Thursday, November 12, 2009

Coffee Virgin, Tea Lover


I am, it must be said, addicted to tea. I am either making it, drinking it, or looking longingly into an empty cup and I probably  drink far too much of it throughout the day.

I have never been a successful coffee drinker, although I always wanted to be. I would watch enviously as my friends and roommates morphed from half-dead zombies to perky, chipper playmates after their morning coffee. Sucking back another cup of tea, I would wait impatiently for a kick of energy, but it never had the same effect. This was likely due to the fact that I brewed tea much like my mother which consisted of holding a tea bag in a cup of warm water for 2 seconds and then adding a cup of milk and no sugar. The warm milk would override any boost provided by the miniscule amount of caffeine and effectively send me back to sleep.

I was a coffee virgin until a trip to Guatemala when I was 19 and had my first coffee experience. I was staying with a lovely couple, Anna-Maria and Marco, in the suburbs of Guatemala City. They had a tiny house with a huge coffee plant in the front courtyard. On my first morning I stumbled bleary-eyed into the kitchen. Anna-Maria took one look at me and pressed a warm mug of something dark and divine-smelling into my hands. I took a sip, then another, thinking this smells like…like…coffee! I drank the whole thing and then another. I wanted more. It was the warm glow that spread through me, I think, that did it… I had many a delicious cup of Guatemalan coffee while I was there and I pretty much convinced myself that I had become a coffee drinker. “God I need a coffee'” I would say in the morning, pretending to be more tired than I actually was just so I could impress my friends with my new adult behaviour.

I carried on like this until I returned to Canada. One day shortly after I got home, I found myself in the presence of a couple of hardened coffee drinkers. They were CUPE union officials and these guys could drink. Wielding paper cups of drip coffee, they deftly gesticulated this point and that argument without spilling a drop. We were in a coffee shop ‘celebrating’ my win at an arbitration session over a job when they ordered me a coffee. I sat there smugly waiting, recalling how the old Jane would have asked for tea, like a wimp, but this new Jane would have no issue with coffee. Now, in Guatemala, you can practically watch as they pick the beans under your nose, roast them, grind them and then brew it up for you. In Canada, they do not do this. I am not sure exactly what they do, but somewhere along the way, they have added the ‘remove coffee flavour’ step and also the ‘add ground up burnt shoes’ step, the ‘add greasy oil slick from side of highway after a rainstorm’ step, and the ‘add extra caffeine’ step. The cup of coffee I had that day was so vile, so far removed from the delicious cups of divine I had so enjoyed in Guatemala, I could hardly understand it.

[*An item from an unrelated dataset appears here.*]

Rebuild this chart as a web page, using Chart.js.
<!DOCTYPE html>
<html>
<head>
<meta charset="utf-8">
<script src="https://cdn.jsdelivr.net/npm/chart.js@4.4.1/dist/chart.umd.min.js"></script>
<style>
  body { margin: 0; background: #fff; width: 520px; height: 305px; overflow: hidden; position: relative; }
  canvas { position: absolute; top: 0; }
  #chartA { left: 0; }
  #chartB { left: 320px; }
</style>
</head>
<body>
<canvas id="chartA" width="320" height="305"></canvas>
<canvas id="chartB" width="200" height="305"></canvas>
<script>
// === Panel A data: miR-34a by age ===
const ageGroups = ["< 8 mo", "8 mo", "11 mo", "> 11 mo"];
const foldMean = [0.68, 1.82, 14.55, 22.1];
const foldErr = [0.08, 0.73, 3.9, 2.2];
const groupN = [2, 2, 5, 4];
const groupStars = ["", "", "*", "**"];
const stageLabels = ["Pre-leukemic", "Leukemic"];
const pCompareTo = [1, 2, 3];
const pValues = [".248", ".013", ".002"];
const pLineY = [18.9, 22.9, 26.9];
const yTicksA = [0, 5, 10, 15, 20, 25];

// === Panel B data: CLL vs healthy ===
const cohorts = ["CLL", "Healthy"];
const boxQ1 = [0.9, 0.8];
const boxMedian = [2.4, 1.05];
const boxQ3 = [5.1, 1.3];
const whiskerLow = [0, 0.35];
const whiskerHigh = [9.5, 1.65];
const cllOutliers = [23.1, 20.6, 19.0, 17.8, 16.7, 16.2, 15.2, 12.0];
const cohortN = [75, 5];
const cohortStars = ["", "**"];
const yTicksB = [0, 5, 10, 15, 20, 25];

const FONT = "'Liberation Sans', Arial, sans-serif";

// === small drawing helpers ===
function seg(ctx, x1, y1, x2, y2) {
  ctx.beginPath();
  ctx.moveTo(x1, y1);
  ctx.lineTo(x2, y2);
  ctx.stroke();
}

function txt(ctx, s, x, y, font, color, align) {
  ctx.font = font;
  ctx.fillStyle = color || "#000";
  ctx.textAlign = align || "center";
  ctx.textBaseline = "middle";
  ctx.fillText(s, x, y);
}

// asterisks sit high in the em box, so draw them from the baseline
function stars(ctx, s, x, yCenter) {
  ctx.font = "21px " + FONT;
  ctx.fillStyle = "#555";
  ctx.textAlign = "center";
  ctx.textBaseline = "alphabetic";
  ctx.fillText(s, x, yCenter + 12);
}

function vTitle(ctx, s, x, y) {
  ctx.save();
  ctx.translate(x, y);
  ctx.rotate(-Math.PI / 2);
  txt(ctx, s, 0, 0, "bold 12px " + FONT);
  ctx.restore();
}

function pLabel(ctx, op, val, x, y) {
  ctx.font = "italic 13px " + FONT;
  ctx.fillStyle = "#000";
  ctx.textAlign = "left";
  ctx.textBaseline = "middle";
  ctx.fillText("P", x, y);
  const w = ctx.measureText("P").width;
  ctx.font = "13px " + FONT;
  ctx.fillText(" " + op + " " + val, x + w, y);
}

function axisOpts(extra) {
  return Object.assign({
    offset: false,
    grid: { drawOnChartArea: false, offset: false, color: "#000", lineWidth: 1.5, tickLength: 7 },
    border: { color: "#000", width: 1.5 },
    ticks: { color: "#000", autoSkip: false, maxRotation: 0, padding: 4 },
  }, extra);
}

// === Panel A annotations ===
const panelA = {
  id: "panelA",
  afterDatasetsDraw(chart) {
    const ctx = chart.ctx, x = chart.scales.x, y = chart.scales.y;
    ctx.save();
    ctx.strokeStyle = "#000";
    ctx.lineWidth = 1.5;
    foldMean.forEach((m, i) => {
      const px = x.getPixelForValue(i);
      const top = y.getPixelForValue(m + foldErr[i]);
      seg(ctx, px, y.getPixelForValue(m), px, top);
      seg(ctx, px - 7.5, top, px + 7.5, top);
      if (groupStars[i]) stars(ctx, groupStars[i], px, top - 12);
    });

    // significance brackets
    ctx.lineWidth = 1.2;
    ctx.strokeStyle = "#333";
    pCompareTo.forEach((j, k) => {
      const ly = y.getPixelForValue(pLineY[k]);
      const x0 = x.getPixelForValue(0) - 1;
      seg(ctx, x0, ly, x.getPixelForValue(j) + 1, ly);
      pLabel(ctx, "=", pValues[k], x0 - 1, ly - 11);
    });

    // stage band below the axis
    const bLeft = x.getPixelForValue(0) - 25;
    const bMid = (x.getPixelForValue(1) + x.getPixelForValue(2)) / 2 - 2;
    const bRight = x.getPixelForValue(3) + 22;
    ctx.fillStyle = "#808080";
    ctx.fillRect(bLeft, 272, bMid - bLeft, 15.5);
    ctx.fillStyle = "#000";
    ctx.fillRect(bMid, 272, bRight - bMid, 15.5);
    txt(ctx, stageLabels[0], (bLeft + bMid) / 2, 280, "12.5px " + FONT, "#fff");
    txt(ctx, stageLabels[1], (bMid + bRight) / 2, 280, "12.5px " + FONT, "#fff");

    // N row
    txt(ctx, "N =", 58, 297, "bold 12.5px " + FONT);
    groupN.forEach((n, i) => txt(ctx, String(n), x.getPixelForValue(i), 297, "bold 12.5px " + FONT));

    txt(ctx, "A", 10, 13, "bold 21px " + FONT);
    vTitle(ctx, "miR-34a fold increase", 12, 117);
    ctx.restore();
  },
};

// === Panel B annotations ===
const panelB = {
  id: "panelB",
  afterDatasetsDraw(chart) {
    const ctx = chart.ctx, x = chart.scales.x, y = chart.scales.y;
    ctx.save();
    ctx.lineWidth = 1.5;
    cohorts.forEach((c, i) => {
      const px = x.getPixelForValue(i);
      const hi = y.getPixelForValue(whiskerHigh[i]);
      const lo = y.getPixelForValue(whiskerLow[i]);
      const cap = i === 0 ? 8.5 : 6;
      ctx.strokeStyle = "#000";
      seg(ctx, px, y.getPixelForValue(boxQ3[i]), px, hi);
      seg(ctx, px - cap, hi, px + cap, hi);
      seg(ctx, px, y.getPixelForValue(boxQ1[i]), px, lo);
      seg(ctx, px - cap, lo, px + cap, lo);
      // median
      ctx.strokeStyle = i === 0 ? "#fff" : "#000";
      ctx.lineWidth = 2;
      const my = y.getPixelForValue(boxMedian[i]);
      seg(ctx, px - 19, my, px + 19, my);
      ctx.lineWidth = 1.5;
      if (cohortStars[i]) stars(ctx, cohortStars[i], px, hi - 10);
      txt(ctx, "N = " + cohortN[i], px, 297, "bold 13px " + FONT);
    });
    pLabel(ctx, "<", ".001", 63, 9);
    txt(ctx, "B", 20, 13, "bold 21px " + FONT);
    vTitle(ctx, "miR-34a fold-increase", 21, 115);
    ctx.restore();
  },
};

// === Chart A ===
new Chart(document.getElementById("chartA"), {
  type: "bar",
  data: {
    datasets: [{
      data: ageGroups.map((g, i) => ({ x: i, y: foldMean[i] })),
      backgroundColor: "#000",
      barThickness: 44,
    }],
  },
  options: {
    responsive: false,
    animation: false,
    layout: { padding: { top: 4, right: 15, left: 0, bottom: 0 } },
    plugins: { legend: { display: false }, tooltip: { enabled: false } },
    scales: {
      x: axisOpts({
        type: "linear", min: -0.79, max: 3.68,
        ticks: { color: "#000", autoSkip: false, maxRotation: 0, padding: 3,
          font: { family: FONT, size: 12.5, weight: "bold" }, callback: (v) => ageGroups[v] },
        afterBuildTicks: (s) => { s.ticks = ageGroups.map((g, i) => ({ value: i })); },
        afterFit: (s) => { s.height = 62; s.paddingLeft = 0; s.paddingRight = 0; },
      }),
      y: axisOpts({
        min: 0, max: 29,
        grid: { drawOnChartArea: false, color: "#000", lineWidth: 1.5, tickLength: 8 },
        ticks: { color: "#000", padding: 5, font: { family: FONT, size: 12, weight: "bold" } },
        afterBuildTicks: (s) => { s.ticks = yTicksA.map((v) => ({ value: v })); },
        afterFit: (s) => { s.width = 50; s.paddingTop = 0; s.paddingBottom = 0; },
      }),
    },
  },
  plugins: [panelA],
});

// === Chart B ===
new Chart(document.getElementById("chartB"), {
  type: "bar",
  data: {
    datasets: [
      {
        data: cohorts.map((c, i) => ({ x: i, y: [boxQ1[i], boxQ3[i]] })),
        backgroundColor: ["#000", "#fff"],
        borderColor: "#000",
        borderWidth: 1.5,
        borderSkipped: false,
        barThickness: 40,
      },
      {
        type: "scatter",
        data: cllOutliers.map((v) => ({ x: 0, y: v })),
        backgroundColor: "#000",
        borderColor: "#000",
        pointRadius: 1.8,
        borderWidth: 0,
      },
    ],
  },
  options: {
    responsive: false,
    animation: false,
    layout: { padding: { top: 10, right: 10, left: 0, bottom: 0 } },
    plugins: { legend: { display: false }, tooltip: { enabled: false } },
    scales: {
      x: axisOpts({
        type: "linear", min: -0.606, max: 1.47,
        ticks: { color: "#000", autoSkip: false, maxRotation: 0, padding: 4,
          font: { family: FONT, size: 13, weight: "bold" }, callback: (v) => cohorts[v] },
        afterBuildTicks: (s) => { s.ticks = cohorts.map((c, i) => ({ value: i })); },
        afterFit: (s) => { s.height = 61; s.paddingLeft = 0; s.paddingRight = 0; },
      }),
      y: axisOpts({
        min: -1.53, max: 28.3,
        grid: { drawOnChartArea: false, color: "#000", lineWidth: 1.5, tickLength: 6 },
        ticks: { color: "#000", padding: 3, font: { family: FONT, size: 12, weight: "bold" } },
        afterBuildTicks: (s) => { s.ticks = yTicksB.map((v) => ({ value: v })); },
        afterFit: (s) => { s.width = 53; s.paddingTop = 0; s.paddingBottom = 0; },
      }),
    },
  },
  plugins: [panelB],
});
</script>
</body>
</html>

I suffered through the cup, barely able to choke it down, said a hasty good-bye and went home. Over the next few hours, a storm brewed in my system. At first I just felt a little more hyper than usual. Then I started to get the shakes. Then I became anxious and started worrying about silly things like what had I done in grade 7 that so upset Lori Birdsall and why had I worn those stupid boots to school in grade 5 and had it been me who had left the chicken coop door open at my friend Jennifer’s house in grade 4 the night all her chickens got out. That sort of thing. Pretty soon I was outside and climbing up a rocky outcropping just outside our house. Kent found me there shaking and rocking back and forth declaring that my death was imminent. Shortly thereafter I threw-up. I don’t really remember much after that. The next day I felt like I had been hit by something really big, like a ferry.

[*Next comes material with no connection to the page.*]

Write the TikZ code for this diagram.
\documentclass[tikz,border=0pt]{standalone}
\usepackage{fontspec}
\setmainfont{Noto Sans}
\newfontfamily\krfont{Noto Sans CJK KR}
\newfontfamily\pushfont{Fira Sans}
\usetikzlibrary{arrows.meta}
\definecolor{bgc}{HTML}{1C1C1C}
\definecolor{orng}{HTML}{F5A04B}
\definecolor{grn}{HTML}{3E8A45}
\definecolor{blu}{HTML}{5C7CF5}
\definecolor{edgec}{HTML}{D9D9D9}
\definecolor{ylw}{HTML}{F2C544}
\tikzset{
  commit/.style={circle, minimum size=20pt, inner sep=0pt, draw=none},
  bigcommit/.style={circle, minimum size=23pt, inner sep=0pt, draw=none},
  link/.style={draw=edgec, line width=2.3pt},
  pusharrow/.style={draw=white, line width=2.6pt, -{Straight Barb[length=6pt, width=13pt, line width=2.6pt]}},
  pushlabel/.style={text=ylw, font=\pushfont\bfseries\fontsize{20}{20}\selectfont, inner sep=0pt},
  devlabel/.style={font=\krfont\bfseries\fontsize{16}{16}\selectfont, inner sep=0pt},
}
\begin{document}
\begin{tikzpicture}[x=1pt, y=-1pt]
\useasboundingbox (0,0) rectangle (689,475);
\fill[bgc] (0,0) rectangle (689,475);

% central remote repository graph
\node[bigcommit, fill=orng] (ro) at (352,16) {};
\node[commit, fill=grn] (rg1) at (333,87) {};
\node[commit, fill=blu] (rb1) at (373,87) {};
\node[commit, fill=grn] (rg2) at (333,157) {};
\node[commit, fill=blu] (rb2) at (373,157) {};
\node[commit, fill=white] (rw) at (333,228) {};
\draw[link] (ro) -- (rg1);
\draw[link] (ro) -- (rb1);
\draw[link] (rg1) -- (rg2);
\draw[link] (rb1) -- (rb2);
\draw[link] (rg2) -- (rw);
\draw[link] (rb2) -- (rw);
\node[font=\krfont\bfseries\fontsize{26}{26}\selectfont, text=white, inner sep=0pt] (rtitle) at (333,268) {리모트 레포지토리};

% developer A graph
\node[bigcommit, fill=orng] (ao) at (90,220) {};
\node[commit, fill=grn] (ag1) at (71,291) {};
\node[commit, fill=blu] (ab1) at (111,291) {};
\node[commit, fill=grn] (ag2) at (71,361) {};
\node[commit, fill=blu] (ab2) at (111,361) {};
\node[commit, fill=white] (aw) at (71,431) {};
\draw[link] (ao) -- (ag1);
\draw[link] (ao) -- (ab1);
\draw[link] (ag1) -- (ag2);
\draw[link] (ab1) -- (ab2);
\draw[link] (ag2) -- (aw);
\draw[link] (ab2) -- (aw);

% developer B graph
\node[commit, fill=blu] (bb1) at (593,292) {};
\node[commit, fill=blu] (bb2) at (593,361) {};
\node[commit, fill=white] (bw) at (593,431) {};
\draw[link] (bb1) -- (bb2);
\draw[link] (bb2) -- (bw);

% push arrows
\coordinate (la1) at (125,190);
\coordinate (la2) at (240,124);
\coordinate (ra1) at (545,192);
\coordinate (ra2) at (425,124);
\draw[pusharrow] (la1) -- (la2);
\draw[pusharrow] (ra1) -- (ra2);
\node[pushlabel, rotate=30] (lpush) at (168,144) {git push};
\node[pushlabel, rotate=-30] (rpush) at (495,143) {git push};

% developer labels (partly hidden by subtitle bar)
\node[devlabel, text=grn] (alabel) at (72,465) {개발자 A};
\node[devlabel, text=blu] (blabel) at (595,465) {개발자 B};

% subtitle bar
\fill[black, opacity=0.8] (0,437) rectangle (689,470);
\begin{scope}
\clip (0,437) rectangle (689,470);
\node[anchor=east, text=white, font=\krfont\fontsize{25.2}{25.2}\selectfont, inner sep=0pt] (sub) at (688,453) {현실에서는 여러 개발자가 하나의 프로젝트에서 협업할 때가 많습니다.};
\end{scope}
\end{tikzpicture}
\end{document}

Suffice to say, I could no longer enjoy a cup of coffee.  I do still feel a slight tug of envy when someone shows up at work with coffee for everyone. They hand them out with an air of intimacy usually found only between lovers “Billy, here’s your super-fat non-skinny tripple-dipple latte with a shot of curry powder and a side-sprig of asparagus. I also remembered you like a sprinkle of burnt shoe and I brought you some extra sugar with that”. Wink Wink. Bill will give Debbie a look of sheer love like she has just brought him kryptonite or something and say “Oh! Oh THANK YOU, Debbie. I’ll get yours tomorrow. What a DOLL you are.” When they get to me they shrug and apologetically say something like “I wasn’t sure what you….do you…ummm…do you even drink coffee?”.

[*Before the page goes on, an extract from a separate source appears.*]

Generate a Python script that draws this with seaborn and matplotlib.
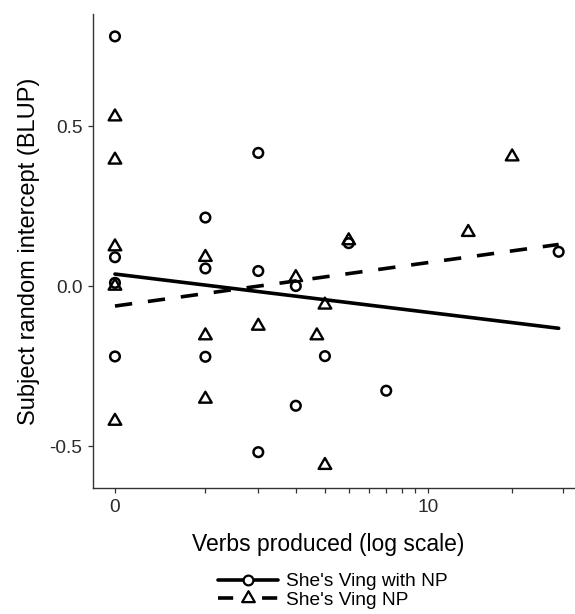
import numpy as np
import matplotlib
matplotlib.use('Agg')
import matplotlib.pyplot as plt
from matplotlib.lines import Line2D
from matplotlib.path import Path
from matplotlib.ticker import FormatStrFormatter
import seaborn as sns

# points: verbs produced vs subject BLUP
with_np_x = [0, 0, 0, 0, 1, 1, 1, 2, 2, 2, 3, 3, 4, 5, 7, 29]
with_np_y = [0.78, 0.09, 0.01, -0.22, 0.214, 0.055, -0.221, 0.416, 0.047,
             -0.519, 0.0, -0.374, -0.219, 0.134, -0.327, 0.107]
ving_np_x = [0, 0, 0, 0, 0, 1, 1, 1, 2, 3, 3.7, 4, 4, 5, 14, 20]
ving_np_y = [0.529, 0.394, 0.123, 0.0, -0.422, 0.09, -0.155, -0.353, -0.125,
             0.027, -0.155, -0.059, -0.56, 0.142, 0.168, 0.404]

# fitted lines (end points)
fit_x = [0, 29]
fit_with_np = [0.0375, -0.132]
fit_ving_np = [-0.0625, 0.130]

labels = ["She's Ving with NP", "She's Ving NP"]
x_major = [0, 10]
x_minor = [1, 2, 3, 4, 5, 6, 7, 8, 9, 20, 30]
y_ticks = [-0.5, 0.0, 0.5]

sns.set_style('ticks')
plt.rcParams['font.family'] = ['Liberation Sans', 'DejaVu Sans']
plt.rcParams['axes.unicode_minus'] = False
plt.rcParams['text.color'] = 'black'
plt.rcParams['axes.labelcolor'] = 'black'

fig = plt.figure(figsize=(5.75, 6.14), dpi=100)
ax = fig.add_axes([93 / 575, 1 - 488 / 614, 1 - 93 / 575, (488 - 14) / 614])
ax.set_xscale('function', functions=(np.log1p, np.expm1))

# equilateral triangle like R's pch 2
tri = [(-1.0, -0.577), (1.0, -0.577), (0.0, 1.155)]
tri_marker = Path(tri + [tri[0]], closed=True)

sns.lineplot(x=fit_x, y=fit_with_np, ax=ax, color='black', lw=2.6)
sns.lineplot(x=fit_x, y=fit_ving_np, ax=ax, color='black', lw=2.6,
             linestyle=(0, (4.8, 4.4)))
sns.scatterplot(x=with_np_x, y=with_np_y, ax=ax, marker='o', s=48,
                facecolors='none', edgecolor='black', linewidth=1.8)
sns.scatterplot(x=ving_np_x, y=ving_np_y, ax=ax, marker=tri_marker, s=110,
                facecolors='none', edgecolor='black', linewidth=1.7)

ax.set_xlim(-0.155, 33)
ax.set_ylim(-0.631, 0.85)
ax.set_xticks(x_major)
ax.set_xticklabels(['0', '10'])
ax.set_xticks(x_minor, minor=True)
ax.set_yticks(y_ticks)
ax.yaxis.set_major_formatter(FormatStrFormatter('%.1f'))
ax.tick_params(which='both', length=3.6, width=0.9, color='#333333',
               labelsize=13.8, labelcolor='#2a2a2a', pad=4)

sns.despine(ax=ax)
for side in ['left', 'bottom']:
    ax.spines[side].set_color('#333333')
    ax.spines[side].set_linewidth(1.0)

ax.set_xlabel('Verbs produced (log scale)', fontsize=16.5)
ax.set_ylabel('Subject random intercept (BLUP)', fontsize=17, labelpad=7)
ax.xaxis.set_label_coords(0.488, -0.094)

handles = [
    Line2D([], [], color='black', lw=2.6, marker='o', markersize=7,
           markerfacecolor='white', markeredgewidth=1.6),
    Line2D([], [], color='black', lw=2.6, linestyle=(0, (4.2, 8)),
           marker=tri_marker, markersize=10.5, markerfacecolor='white',
           markeredgewidth=1.6),
]
fig.legend(handles, labels, loc='center', bbox_to_anchor=(333 / 575, 1 - 591 / 614),
           frameon=False, fontsize=13.8, handlelength=3.1, handletextpad=0.45,
           labelspacing=0.08, borderpad=0)

fig.savefig('out.png', dpi=100)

Well, no, Debbie, I don’t. I gave it up after it mistreated me. I found a new lover. After the coffee fiasco, I went running back to tea. I learned how to brew it properly (good tea, boiling water, 5 minutes, cream, sugar, stir, ahhhhh) and now I can never go back. Within a few minutes of a nice cuppa, that  lovely warm glow works its way through my body and I’m feelin’ fine. Add someone I love opposite me at the table sharing the pot and it’s all good.

So all you coffee drinkers out there, I know it does it for you so stick with whatever works but if you ever get tired of burnt shoes, come see me; tea is one love I don’t mind sharing.